GIVEN PROBLEM: Without the pictures, repeat the listing character for character.

DATA SHOWN:
==========
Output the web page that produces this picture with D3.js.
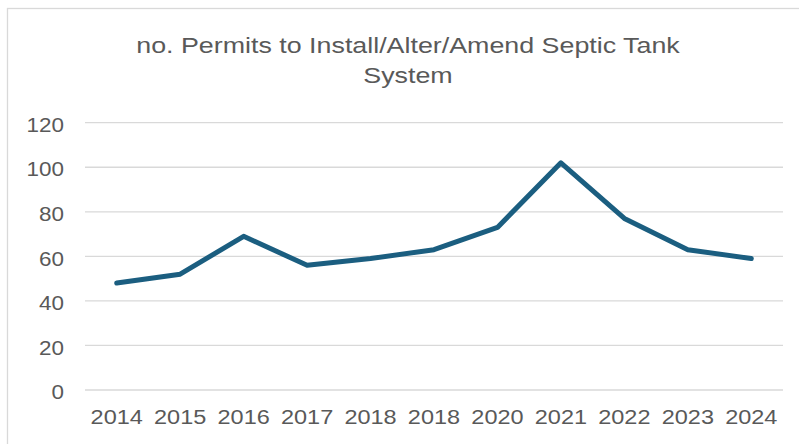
<!DOCTYPE html>
<html>
<head>
<meta charset="utf-8">
<script src="https://cdn.jsdelivr.net/npm/d3@7"></script>
<style>
  body { margin: 0; background: #fff; }
  svg { display: block; font-family: "Liberation Sans", Arial, sans-serif; }
</style>
</head>
<body>
<svg id="chart" width="799" height="444"></svg>
<script>
// data (the duplicated 2018 label is in the original)
var years = ["2014", "2015", "2016", "2017", "2018", "2018", "2020", "2021", "2022", "2023", "2024"];
var permits = [48, 52, 69, 56, 59, 63, 73, 102, 77, 63, 59];
var yTicks = [0, 20, 40, 60, 80, 100, 120];
var titleLines = ["no. Permits to Install/Alter/Amend Septic Tank", "System"];

var svg = d3.select("#chart");
var margin = { left: 85, right: 16, top: 122.7, bottom: 54 };
var width = 799, height = 444;

// chart frame (runs off the right and bottom edges)
svg.append("rect")
    .attr("x", 7.5).attr("y", 8.5)
    .attr("width", 820).attr("height", 480)
    .attr("fill", "none")
    .attr("stroke", "#d9d9d9")
    .attr("stroke-width", 1.3);

var x = d3.scaleBand()
    .domain(d3.range(years.length))
    .range([margin.left, width - margin.right]);

var y = d3.scaleLinear()
    .domain([0, 120])
    .range([390, margin.top]);

// gridlines
svg.append("g")
    .selectAll("line")
    .data(yTicks)
    .join("line")
    .attr("x1", margin.left)
    .attr("x2", width - margin.right)
    .attr("y1", function (d) { return y(d); })
    .attr("y2", function (d) { return y(d); })
    .attr("stroke", "#d9d9d9")
    .attr("stroke-width", 1.3);

// y axis labels (the original text is slightly stretched sideways)
var yAxis = svg.append("g")
    .attr("transform", "translate(64,2)")
    .call(d3.axisLeft(y).tickValues(yTicks).tickSize(0).tickPadding(0));
yAxis.select(".domain").remove();
yAxis.selectAll("text")
    .attr("fill", "#595959")
    .attr("transform", "scale(1.07,1)")
    .style("font-size", "21px");

// x axis labels
var xAxis = svg.append("g")
    .attr("transform", "translate(0,409.5)")
    .call(d3.axisBottom(x).tickFormat(function (i) { return years[i]; }).tickSize(0).tickPadding(0));
xAxis.select(".domain").remove();
xAxis.selectAll("text")
    .attr("fill", "#595959")
    .attr("transform", "scale(1.12,1)")
    .style("font-size", "21px");

// the series line
var line = d3.line()
    .x(function (d, i) { return x(i) + x.bandwidth() / 2; })
    .y(function (d) { return y(d); });

svg.append("path")
    .datum(permits)
    .attr("d", line)
    .attr("fill", "none")
    .attr("stroke", "#1b5e80")
    .attr("stroke-width", 5)
    .attr("stroke-linejoin", "round")
    .attr("stroke-linecap", "round");

// title
var title = svg.append("g")
    .attr("transform", "translate(408,52.7) scale(1.22,1)")
    .append("text")
    .attr("text-anchor", "middle")
    .attr("fill", "#595959")
    .style("font-size", "22px");
title.selectAll("tspan")
    .data(titleLines)
    .join("tspan")
    .attr("x", 0)
    .attr("dy", function (d, i) { return i === 0 ? 0 : 30.6; })
    .text(function (d) { return d; });
</script>
</body>
</html>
==========
ANSWER TO THIS EXERCISE:
Output the web page that produces this picture with D3.js.
<!DOCTYPE html>
<html>
<head>
<meta charset="utf-8">
<script src="https://cdn.jsdelivr.net/npm/d3@7"></script>
<style>
  body { margin: 0; background: #fff; }
  svg { display: block; font-family: "Liberation Sans", Arial, sans-serif; }
</style>
</head>
<body>
<svg id="chart" width="799" height="444"></svg>
<script>
// data (the duplicated 2018 label is in the original)
var years = ["2014", "2015", "2016", "2017", "2018", "2018", "2020", "2021", "2022", "2023", "2024"];
var permits = [48, 52, 69, 56, 59, 63, 73, 102, 77, 63, 59];
var yTicks = [0, 20, 40, 60, 80, 100, 120];
var titleLines = ["no. Permits to Install/Alter/Amend Septic Tank", "System"];

var svg = d3.select("#chart");
var margin = { left: 85, right: 16, top: 122.7, bottom: 54 };
var width = 799, height = 444;

// chart frame (runs off the right and bottom edges)
svg.append("rect")
    .attr("x", 7.5).attr("y", 8.5)
    .attr("width", 820).attr("height", 480)
    .attr("fill", "none")
    .attr("stroke", "#d9d9d9")
    .attr("stroke-width", 1.3);

var x = d3.scaleBand()
    .domain(d3.range(years.length))
    .range([margin.left, width - margin.right]);

var y = d3.scaleLinear()
    .domain([0, 120])
    .range([390, margin.top]);

// gridlines
svg.append("g")
    .selectAll("line")
    .data(yTicks)
    .join("line")
    .attr("x1", margin.left)
    .attr("x2", width - margin.right)
    .attr("y1", function (d) { return y(d); })
    .attr("y2", function (d) { return y(d); })
    .attr("stroke", "#d9d9d9")
    .attr("stroke-width", 1.3);

// y axis labels (the original text is slightly stretched sideways)
var yAxis = svg.append("g")
    .attr("transform", "translate(64,2)")
    .call(d3.axisLeft(y).tickValues(yTicks).tickSize(0).tickPadding(0));
yAxis.select(".domain").remove();
yAxis.selectAll("text")
    .attr("fill", "#595959")
    .attr("transform", "scale(1.07,1)")
    .style("font-size", "21px");

// x axis labels
var xAxis = svg.append("g")
    .attr("transform", "translate(0,409.5)")
    .call(d3.axisBottom(x).tickFormat(function (i) { return years[i]; }).tickSize(0).tickPadding(0));
xAxis.select(".domain").remove();
xAxis.selectAll("text")
    .attr("fill", "#595959")
    .attr("transform", "scale(1.12,1)")
    .style("font-size", "21px");

// the series line
var line = d3.line()
    .x(function (d, i) { return x(i) + x.bandwidth() / 2; })
    .y(function (d) { return y(d); });

svg.append("path")
    .datum(permits)
    .attr("d", line)
    .attr("fill", "none")
    .attr("stroke", "#1b5e80")
    .attr("stroke-width", 5)
    .attr("stroke-linejoin", "round")
    .attr("stroke-linecap", "round");

// title
var title = svg.append("g")
    .attr("transform", "translate(408,52.7) scale(1.22,1)")
    .append("text")
    .attr("text-anchor", "middle")
    .attr("fill", "#595959")
    .style("font-size", "22px");
title.selectAll("tspan")
    .data(titleLines)
    .join("tspan")
    .attr("x", 0)
    .attr("dy", function (d, i) { return i === 0 ? 0 : 30.6; })
    .text(function (d) { return d; });
</script>
</body>
</html>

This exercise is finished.